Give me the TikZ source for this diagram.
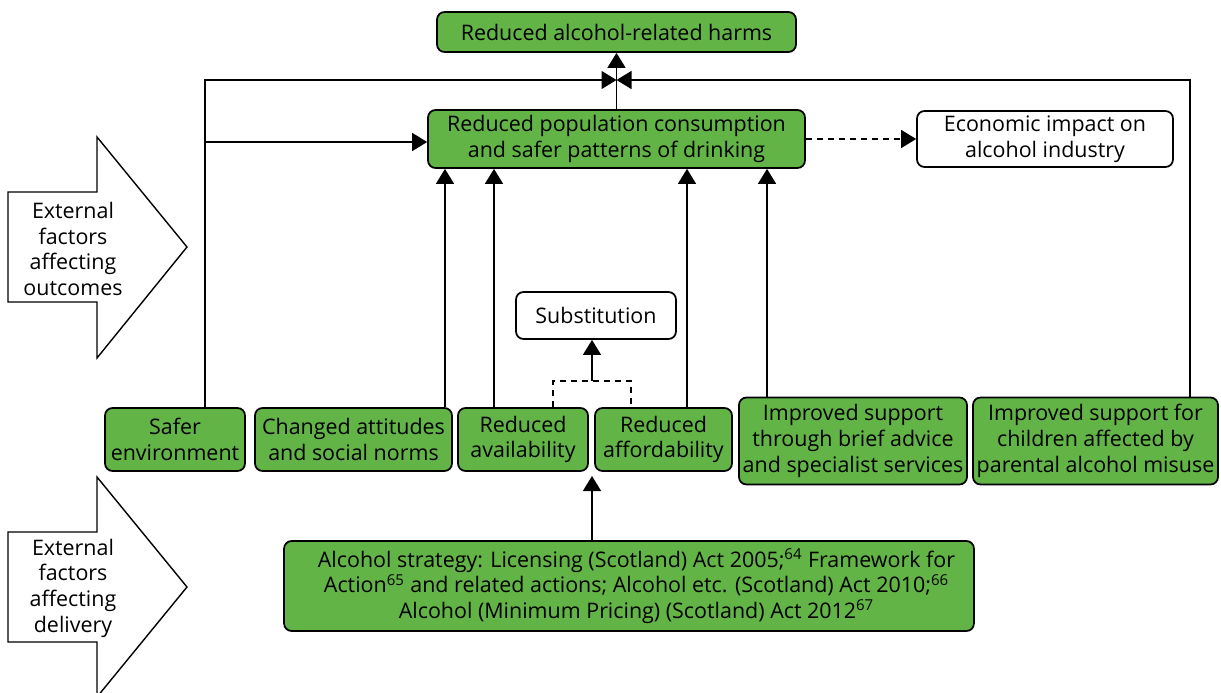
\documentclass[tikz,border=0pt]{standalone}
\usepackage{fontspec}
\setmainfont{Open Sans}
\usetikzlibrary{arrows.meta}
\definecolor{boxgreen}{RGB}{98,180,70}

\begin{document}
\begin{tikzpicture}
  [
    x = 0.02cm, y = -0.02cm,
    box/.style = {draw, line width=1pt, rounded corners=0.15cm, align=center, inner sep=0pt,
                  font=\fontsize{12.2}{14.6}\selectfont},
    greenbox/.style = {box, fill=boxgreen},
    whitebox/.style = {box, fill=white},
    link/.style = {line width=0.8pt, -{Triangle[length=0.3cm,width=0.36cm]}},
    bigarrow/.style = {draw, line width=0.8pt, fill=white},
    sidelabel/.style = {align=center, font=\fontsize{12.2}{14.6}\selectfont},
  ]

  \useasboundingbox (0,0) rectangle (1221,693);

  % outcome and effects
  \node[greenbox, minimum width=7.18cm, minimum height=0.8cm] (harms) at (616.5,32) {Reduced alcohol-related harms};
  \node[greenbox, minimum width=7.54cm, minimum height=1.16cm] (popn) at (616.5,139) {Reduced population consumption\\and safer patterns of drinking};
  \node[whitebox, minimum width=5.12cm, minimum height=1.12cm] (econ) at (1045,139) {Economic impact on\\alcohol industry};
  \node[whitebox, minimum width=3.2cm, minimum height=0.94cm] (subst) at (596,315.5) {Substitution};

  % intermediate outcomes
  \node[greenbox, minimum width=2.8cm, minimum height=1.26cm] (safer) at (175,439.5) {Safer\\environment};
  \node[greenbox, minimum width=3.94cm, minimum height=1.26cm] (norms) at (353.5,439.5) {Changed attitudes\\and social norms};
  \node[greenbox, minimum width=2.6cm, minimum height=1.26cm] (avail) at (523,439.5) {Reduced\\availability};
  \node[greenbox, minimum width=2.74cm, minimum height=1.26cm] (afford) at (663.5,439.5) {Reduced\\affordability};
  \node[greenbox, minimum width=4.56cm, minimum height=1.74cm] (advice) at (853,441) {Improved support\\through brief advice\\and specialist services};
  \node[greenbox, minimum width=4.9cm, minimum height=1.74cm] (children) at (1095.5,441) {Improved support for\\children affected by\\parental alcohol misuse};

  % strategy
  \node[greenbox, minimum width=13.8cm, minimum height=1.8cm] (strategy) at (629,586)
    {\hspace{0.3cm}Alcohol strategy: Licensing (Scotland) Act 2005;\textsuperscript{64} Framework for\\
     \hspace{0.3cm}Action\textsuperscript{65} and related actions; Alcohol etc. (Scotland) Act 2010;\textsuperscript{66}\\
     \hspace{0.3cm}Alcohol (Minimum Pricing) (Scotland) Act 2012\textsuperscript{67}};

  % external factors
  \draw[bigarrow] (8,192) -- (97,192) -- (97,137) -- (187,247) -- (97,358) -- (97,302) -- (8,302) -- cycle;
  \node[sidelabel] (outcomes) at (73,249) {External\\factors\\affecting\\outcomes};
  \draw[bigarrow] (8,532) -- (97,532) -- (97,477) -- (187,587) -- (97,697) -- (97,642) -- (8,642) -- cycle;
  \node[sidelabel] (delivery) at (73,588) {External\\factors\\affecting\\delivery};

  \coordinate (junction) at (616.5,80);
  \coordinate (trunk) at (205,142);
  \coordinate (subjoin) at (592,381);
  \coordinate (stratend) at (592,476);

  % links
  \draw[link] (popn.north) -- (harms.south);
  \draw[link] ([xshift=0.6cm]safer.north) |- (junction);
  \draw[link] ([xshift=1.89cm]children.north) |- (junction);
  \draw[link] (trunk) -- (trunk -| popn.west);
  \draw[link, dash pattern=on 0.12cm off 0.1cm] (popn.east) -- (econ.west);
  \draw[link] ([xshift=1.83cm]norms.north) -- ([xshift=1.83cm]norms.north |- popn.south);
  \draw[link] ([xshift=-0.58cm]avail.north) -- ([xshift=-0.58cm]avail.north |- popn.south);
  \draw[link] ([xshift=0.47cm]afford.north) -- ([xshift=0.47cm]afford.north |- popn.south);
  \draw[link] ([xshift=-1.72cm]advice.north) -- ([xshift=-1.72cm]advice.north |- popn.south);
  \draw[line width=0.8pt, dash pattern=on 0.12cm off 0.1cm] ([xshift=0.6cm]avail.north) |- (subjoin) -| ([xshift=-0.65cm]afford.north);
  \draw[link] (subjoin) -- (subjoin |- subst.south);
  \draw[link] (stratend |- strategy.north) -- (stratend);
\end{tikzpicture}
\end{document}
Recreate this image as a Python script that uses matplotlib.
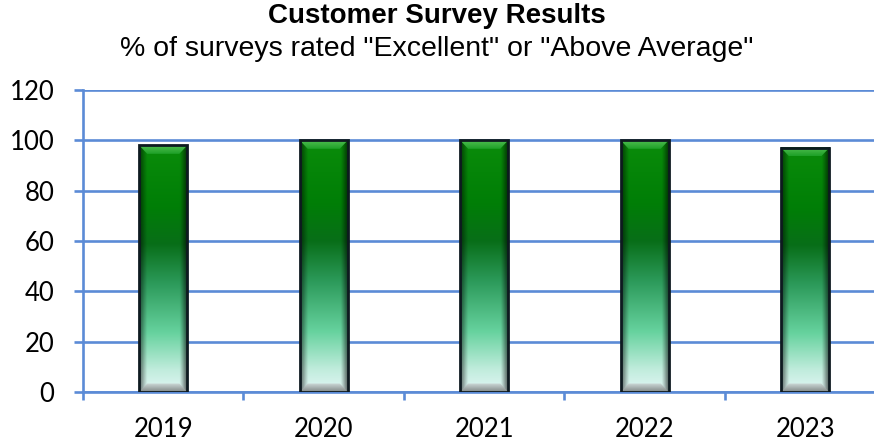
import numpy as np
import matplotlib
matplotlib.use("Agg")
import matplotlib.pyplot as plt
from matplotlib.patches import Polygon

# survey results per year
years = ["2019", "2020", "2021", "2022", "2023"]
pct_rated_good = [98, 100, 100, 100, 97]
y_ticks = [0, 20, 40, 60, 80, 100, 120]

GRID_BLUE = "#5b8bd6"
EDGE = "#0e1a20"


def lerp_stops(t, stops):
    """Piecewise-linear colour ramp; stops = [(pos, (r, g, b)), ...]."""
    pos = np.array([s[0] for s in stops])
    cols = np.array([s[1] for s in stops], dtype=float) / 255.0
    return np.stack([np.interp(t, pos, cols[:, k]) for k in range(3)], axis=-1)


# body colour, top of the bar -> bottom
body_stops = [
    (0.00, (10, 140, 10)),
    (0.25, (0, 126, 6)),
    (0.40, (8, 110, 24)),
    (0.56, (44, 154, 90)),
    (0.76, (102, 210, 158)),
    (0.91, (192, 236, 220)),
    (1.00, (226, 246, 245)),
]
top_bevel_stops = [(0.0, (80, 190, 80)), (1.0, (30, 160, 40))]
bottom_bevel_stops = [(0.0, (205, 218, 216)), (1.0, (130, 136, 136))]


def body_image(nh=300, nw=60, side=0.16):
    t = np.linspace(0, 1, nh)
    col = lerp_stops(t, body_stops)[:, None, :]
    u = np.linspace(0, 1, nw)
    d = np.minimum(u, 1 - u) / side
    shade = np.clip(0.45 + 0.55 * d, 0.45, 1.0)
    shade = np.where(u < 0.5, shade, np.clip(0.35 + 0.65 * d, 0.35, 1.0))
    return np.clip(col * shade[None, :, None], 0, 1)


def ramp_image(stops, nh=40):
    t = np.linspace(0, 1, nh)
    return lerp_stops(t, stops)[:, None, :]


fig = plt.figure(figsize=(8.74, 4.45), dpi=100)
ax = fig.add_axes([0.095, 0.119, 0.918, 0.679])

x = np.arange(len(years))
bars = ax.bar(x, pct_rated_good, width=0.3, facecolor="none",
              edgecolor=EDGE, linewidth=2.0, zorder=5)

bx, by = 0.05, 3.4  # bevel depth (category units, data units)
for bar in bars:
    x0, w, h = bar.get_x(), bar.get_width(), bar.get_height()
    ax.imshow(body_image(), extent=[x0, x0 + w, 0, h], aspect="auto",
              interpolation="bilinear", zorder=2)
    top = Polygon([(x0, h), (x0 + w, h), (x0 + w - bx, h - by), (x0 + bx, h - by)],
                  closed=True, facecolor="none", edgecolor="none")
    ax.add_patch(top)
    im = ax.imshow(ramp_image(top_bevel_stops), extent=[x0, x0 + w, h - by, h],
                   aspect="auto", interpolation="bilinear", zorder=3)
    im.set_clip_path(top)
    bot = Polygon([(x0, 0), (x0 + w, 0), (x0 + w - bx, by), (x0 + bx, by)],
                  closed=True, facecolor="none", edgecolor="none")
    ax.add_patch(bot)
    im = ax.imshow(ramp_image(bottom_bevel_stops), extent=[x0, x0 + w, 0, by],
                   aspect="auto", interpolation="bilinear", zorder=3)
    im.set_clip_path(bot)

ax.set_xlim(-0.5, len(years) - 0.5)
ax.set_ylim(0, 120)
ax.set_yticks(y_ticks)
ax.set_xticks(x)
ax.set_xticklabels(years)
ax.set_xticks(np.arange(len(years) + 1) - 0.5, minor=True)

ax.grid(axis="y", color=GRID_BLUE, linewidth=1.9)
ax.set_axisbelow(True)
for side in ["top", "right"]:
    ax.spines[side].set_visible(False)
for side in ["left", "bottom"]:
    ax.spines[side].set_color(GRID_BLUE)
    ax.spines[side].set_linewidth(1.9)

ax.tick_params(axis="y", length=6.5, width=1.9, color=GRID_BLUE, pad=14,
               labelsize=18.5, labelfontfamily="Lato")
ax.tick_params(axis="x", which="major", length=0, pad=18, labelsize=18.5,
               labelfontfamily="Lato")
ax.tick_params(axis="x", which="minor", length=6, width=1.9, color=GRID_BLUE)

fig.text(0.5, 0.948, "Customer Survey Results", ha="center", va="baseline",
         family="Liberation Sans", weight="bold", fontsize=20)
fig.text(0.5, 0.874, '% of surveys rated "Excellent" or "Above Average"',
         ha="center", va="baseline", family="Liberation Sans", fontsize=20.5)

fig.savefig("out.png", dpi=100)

-=-=-

> What to produce: Retype, word for word, only the lines from the one containing "Recreate this image" through the one containing "edgecolor=EDGE, linewidth=2.0, zorder=5)", both included, and leave out any pictures.

> Final result:
Recreate this image as a Python script that uses matplotlib.
import numpy as np
import matplotlib
matplotlib.use("Agg")
import matplotlib.pyplot as plt
from matplotlib.patches import Polygon

# survey results per year
years = ["2019", "2020", "2021", "2022", "2023"]
pct_rated_good = [98, 100, 100, 100, 97]
y_ticks = [0, 20, 40, 60, 80, 100, 120]

GRID_BLUE = "#5b8bd6"
EDGE = "#0e1a20"


def lerp_stops(t, stops):
    """Piecewise-linear colour ramp; stops = [(pos, (r, g, b)), ...]."""
    pos = np.array([s[0] for s in stops])
    cols = np.array([s[1] for s in stops], dtype=float) / 255.0
    return np.stack([np.interp(t, pos, cols[:, k]) for k in range(3)], axis=-1)


# body colour, top of the bar -> bottom
body_stops = [
    (0.00, (10, 140, 10)),
    (0.25, (0, 126, 6)),
    (0.40, (8, 110, 24)),
    (0.56, (44, 154, 90)),
    (0.76, (102, 210, 158)),
    (0.91, (192, 236, 220)),
    (1.00, (226, 246, 245)),
]
top_bevel_stops = [(0.0, (80, 190, 80)), (1.0, (30, 160, 40))]
bottom_bevel_stops = [(0.0, (205, 218, 216)), (1.0, (130, 136, 136))]


def body_image(nh=300, nw=60, side=0.16):
    t = np.linspace(0, 1, nh)
    col = lerp_stops(t, body_stops)[:, None, :]
    u = np.linspace(0, 1, nw)
    d = np.minimum(u, 1 - u) / side
    shade = np.clip(0.45 + 0.55 * d, 0.45, 1.0)
    shade = np.where(u < 0.5, shade, np.clip(0.35 + 0.65 * d, 0.35, 1.0))
    return np.clip(col * shade[None, :, None], 0, 1)


def ramp_image(stops, nh=40):
    t = np.linspace(0, 1, nh)
    return lerp_stops(t, stops)[:, None, :]


fig = plt.figure(figsize=(8.74, 4.45), dpi=100)
ax = fig.add_axes([0.095, 0.119, 0.918, 0.679])

x = np.arange(len(years))
bars = ax.bar(x, pct_rated_good, width=0.3, facecolor="none",
              edgecolor=EDGE, linewidth=2.0, zorder=5)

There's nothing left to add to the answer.